Take the material below and extract the lines from the one with "Clone this chart in matplotlib." through the one with "offline = [0.101, 0.172, 0.186, 0.364]", word for word, without pictures.

Charts and diagrams as code:
......

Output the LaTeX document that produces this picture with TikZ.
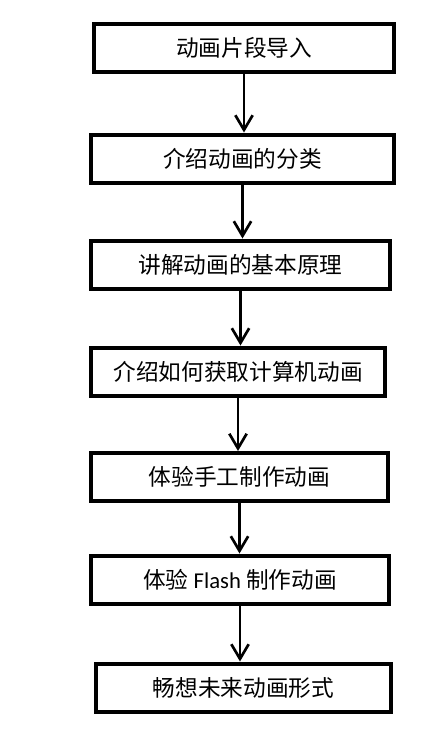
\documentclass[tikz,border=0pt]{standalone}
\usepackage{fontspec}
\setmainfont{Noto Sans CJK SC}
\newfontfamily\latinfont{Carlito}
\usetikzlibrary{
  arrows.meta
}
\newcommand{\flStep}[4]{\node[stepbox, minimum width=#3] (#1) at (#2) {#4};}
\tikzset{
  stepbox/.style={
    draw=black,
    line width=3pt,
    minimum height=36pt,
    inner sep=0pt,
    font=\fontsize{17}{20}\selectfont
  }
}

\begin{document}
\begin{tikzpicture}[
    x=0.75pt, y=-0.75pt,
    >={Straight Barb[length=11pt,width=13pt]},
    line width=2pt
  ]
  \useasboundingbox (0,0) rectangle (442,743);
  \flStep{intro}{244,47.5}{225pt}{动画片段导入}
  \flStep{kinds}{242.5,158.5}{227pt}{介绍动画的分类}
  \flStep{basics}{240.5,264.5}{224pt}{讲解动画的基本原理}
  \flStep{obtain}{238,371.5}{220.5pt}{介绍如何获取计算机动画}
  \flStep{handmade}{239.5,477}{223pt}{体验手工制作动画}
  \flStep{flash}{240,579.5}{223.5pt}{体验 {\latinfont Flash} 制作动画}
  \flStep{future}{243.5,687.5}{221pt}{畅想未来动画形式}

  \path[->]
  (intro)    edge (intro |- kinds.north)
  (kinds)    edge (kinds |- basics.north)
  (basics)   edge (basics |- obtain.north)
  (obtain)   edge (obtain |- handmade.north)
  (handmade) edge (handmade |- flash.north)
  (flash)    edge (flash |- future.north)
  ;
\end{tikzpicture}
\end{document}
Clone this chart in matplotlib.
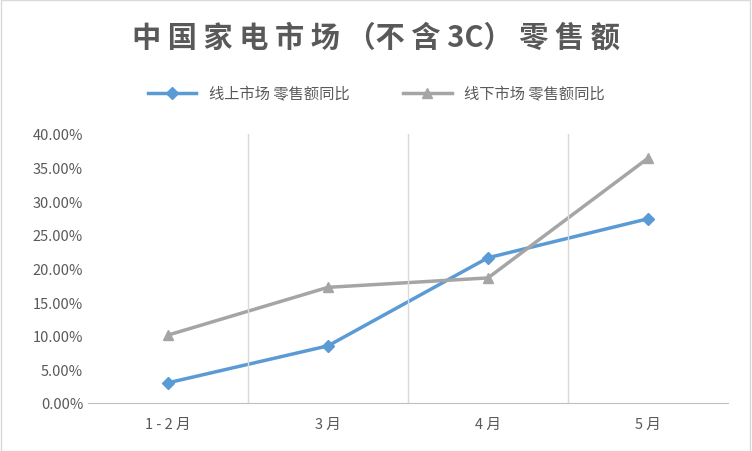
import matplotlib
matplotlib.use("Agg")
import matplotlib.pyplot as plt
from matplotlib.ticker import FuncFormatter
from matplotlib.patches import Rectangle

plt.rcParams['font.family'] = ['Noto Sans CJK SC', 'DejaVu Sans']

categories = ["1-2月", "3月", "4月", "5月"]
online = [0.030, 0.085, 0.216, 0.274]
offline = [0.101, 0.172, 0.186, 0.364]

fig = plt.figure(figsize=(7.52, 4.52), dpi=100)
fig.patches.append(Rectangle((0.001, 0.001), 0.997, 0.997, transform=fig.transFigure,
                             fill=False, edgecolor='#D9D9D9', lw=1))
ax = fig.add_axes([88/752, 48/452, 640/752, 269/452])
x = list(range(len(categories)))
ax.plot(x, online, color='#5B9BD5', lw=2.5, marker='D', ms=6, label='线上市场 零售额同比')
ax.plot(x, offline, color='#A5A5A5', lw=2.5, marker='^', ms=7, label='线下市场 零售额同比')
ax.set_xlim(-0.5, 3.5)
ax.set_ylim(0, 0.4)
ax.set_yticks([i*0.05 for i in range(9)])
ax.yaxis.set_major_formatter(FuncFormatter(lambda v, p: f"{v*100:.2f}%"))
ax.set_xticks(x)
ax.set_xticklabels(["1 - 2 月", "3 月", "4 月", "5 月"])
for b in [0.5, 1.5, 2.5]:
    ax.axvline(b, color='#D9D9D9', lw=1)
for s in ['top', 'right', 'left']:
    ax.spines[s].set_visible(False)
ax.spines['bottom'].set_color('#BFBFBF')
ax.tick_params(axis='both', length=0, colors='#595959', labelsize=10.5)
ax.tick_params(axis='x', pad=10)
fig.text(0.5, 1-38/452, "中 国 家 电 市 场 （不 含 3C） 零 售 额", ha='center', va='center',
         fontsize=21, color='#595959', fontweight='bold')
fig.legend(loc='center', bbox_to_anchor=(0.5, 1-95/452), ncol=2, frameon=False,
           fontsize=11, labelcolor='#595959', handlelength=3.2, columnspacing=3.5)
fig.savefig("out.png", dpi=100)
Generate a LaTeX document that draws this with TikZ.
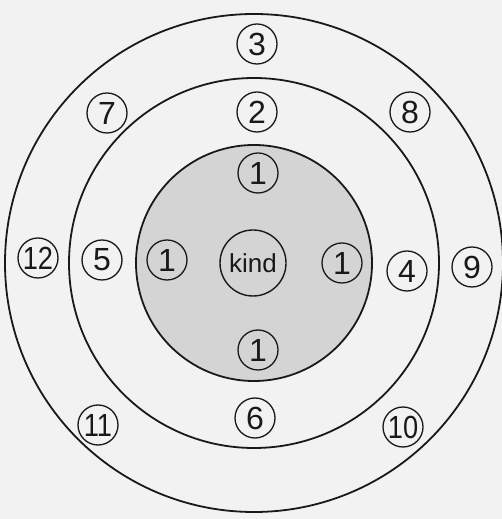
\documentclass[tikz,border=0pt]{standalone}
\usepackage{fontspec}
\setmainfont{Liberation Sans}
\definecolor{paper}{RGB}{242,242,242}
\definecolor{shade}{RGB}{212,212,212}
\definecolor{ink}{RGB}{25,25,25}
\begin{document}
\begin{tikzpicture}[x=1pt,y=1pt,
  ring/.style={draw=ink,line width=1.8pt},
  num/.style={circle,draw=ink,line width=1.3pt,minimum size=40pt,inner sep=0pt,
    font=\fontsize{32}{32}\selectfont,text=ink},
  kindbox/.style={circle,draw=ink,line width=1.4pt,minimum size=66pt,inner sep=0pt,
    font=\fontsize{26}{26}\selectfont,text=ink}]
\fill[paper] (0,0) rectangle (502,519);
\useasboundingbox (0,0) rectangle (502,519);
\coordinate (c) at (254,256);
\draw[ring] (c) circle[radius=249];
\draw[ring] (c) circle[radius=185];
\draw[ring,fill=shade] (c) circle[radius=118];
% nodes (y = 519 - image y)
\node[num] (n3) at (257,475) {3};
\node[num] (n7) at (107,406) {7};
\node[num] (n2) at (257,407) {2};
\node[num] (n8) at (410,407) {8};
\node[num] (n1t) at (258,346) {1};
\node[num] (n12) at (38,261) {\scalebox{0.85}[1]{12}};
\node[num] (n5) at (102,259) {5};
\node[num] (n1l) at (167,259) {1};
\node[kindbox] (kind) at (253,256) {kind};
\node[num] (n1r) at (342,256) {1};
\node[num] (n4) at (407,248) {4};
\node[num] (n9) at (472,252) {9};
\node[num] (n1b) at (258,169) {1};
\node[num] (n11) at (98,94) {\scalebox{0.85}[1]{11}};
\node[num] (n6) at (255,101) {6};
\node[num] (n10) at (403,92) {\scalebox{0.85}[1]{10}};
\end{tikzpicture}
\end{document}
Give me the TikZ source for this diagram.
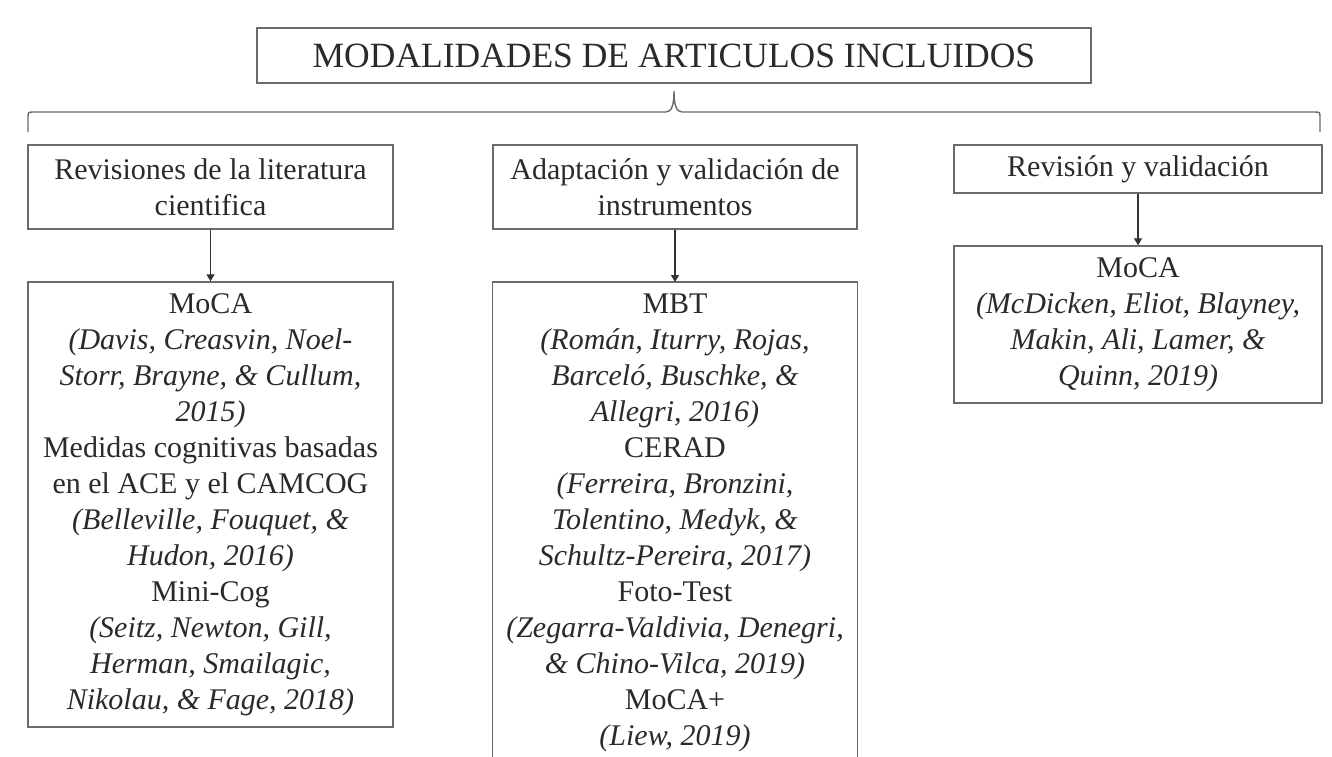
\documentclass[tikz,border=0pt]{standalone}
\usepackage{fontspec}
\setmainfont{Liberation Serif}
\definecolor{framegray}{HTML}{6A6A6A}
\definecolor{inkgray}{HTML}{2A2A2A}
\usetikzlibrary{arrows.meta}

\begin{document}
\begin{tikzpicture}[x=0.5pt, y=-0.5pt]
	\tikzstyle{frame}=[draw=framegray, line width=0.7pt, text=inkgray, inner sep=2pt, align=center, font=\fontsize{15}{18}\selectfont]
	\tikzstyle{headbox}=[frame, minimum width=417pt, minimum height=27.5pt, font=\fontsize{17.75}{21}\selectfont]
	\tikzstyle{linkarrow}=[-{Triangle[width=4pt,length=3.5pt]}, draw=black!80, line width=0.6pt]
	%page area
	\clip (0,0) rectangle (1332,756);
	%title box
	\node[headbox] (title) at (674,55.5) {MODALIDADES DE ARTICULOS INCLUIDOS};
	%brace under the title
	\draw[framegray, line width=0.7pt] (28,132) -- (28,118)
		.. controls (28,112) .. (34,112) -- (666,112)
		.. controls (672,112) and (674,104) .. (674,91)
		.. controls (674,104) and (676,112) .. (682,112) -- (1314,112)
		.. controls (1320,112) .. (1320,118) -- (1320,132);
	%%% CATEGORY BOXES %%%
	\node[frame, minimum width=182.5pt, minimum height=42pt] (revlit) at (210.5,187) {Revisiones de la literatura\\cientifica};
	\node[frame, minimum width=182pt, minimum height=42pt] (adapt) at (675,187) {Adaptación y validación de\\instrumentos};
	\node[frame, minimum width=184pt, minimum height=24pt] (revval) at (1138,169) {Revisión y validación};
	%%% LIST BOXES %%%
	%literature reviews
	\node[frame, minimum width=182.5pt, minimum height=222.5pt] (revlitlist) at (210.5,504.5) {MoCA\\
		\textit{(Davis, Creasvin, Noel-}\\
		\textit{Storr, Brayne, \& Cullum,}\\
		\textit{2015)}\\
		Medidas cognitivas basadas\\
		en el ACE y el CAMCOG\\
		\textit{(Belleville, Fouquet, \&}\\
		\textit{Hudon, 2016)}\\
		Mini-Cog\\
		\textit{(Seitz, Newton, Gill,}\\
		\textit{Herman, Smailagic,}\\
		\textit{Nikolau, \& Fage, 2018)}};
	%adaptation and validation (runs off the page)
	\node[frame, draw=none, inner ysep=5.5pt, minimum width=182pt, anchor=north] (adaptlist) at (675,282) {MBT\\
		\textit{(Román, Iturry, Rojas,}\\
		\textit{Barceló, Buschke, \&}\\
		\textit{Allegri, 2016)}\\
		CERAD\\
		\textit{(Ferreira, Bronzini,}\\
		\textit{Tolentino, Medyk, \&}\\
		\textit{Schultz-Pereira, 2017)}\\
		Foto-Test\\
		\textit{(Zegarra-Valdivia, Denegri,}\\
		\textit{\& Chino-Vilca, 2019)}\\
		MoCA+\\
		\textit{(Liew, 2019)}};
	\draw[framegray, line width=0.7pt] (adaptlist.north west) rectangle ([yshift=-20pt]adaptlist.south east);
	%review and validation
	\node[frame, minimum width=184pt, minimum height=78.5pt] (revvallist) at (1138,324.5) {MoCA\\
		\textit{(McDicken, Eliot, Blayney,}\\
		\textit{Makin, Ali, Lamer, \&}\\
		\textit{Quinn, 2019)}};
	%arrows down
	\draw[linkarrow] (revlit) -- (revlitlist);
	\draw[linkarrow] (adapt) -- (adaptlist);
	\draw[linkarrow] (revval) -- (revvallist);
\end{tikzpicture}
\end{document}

......

Solution below →
Clone this chart in matplotlib.
import matplotlib
matplotlib.use("Agg")
import matplotlib.pyplot as plt
from matplotlib.ticker import FuncFormatter
from matplotlib.patches import Rectangle

plt.rcParams['font.family'] = ['Noto Sans CJK SC', 'DejaVu Sans']

categories = ["1-2月", "3月", "4月", "5月"]
online = [0.030, 0.085, 0.216, 0.274]
offline = [0.101, 0.172, 0.186, 0.364]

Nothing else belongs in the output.